Time and time again, I’ve tried not to be such a weird eavesdropper, but I just can’t help myself. When you can’t tell what the characters are saying in someone else’s movie, it creates a curiosity gap that’s so much more enticing than simply firing up that movie to watch it yourself. One of my favorite in-flight films is the Cameron Diaz comedy The Other Woman, which I have watched someone else watch at least four times without ever once hearing a lick of dialogue. I understand only the bare minimum of the revenge plot that Diaz and Leslie Mann concoct against their shared, no-good ex, but maybe it’s better that way: With my imagination stirred and just enough lost in translation, The Other Woman plays like a fascinating foreign film made with Hollywood production values. Is the movie funny? Why is Nicki Minaj there? Can Kate Upton actually act? I don’t know the answers to those questions and to be honest with you, I don’t really care. As soon as somebody one row up puts on The Other Woman, I’m ready to flag the stewardess down for popcorn.
Watching a movie in this way can also give me a newfound appreciation for something I’ve already seen. I’m a big fan of the Best Picture winner Spotlight, though I never really understood how Rachel McAdams managed a Best Supporting Actress nomination for her competent, unshowy work in the film. When I watched someone else watch Spotlight on a plane, however, I was blown away by the performance McAdams gave in the scene where she confronts a priest who confesses all too readily to awful crimes. Watch it again with the sound off: As her character tries to keep it together and press further despite her clear astonishment, the competing emotions that flicker on McAdams’s face had me evaluating her in a whole new light. It’s marvelous work, and watching someone else’s in-flight film really makes you appreciate movie stars all the more: When you’ve got little besides these faces to orient you, it helps to have damn good ones to stare at.
I thought maybe I was the only oddball who watches movies this way, but when I spoke to Baby Driver director Edgar Wright last week just before he was about to board a long flight to Beijing, the subject came up and he laughed. “I know exactly what you mean, and I do that, too!” he said. “Here’s an interesting thing: People say that when a film has great visual storytelling, you can follow it with the sound turned off. Sometimes I do exactly that when I watch a film over somebody’s shoulder, or even when they have the film on in the middle of the aisle and you have to put the headphones on to watch it.

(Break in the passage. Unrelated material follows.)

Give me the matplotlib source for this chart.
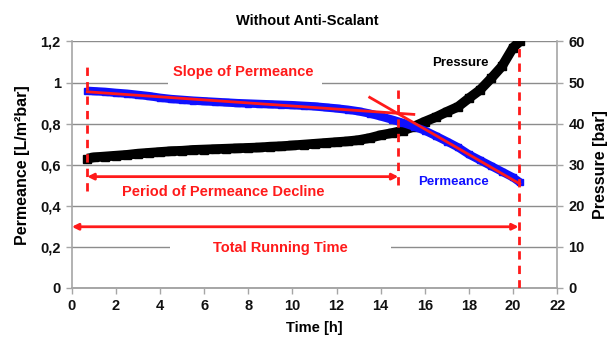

I don’t put the headphones on but I can completely follow the movie.”
And when a movie works on that level, it really works. The Force Awakens pays homage to other Star Wars movie but doesn’t offer the same instantly iconic lines, and the plotting and motivations are often needlessly convoluted. Still, when I watch people watch the film on an airplane, there’s no denying that perfectly shot and edited third-act sequence where Kylo Ren (Adam Driver) tries to summon a lightsaber his way, only for it to fly past him and land in the outstretched grip of Force-wielding Rey (Daisy Ridley). Shorn of its John Williams score, the sequence still slays, and it’s a reminder to filmmakers that when you can boil something down to its barest visual essence and still convey everything the viewer needs to know, you’re really cooking.
So recently, when I saw the Charlize Theron action vehicle Atomic Blonde in theaters and found myself losing track of all the double and triple crosses that make up its plot, I resolved to treat it like I would someone else’s airplane movie and let go of what didn’t matter. Sure, if I were to watch another passenger watch it at 39,000 feet, I’d be losing that distinctive 1980s soundtrack and Theron’s perfectly purred expletives, but the film’s high style and incredible fight sequences would stand out all the more. Because of that, I’ve found myself anticipating an airplane rewatch of Atomic Blonde this fall almost as much as I’m looking forward to the next theatrical releases from Paul Thomas Anderson and Steven Spielberg. Yes, I’ve already seen the movie once, but I haven’t really seen it until I’ve watched you see it.